Unearthing teams recover 16 more Ezidi bodies in Kojo mass grave
ERBIL (Kurdistan 24) – As the United Nations’ dedicated team continues the exhumation of Yezidi (Ezidi) mass graves near a village in the ethnoreligious minority’s homeland of Sinjar (Shingal) District in northern Iraq, it unearthed the remains of 16 more bodies on Thursday, a member of the team said.
A village of about 1700 people, Kojo was the site of the worst massacre of the Ezidis at the hands of Islamic State when it swept through Iraq in 2014, killing over 400 men and taking hundreds more women as captives.
The village is located about 16 kilometers south of Shingal city’s center and contains eleven mass graves believed to hold hundreds of bodies of Ezidis whom the terrorist group executed en masse.
On March 15, the federal government of Iraq, the Kurdistan Regional Government (KRG), and the United Nations Investigative Team for the Promotion of Accountability for Crimes Committed by ISIS (UNITAD) marked the beginning of national efforts to unearth the first mass grave of Ezidis killed by the Islamic State in Aug. 2014.
By mid-April, the Iraqi government’s teams, aided by UNITAD’s experts, had recovered 26 bodies, with security issues halting the process on occasion, forcing the work to be limited to sites of relative safety.

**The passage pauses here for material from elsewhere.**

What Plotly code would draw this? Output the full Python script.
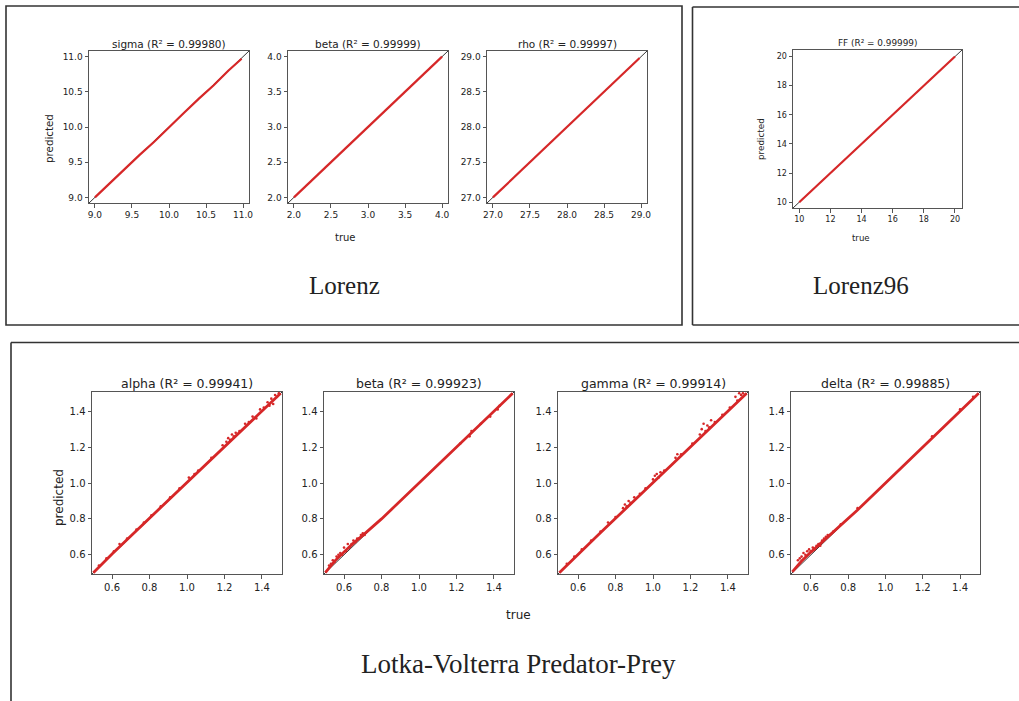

“Fifteen bodies were discovered in one location and the other one was alone,” Raed Falah, a member of the unearthing team said on Thursday. “They were lifted out by the mass grave opening teams.”
Falah went on to say that work would continue on Friday to recover other remains they had located at the site. He also claimed that the team had been fired upon while working, causing them to operate only on one site for the time being.
Since the start of the campaign in March, the teams have exhumed the bodies of 68 Ezidis, Falah claimed.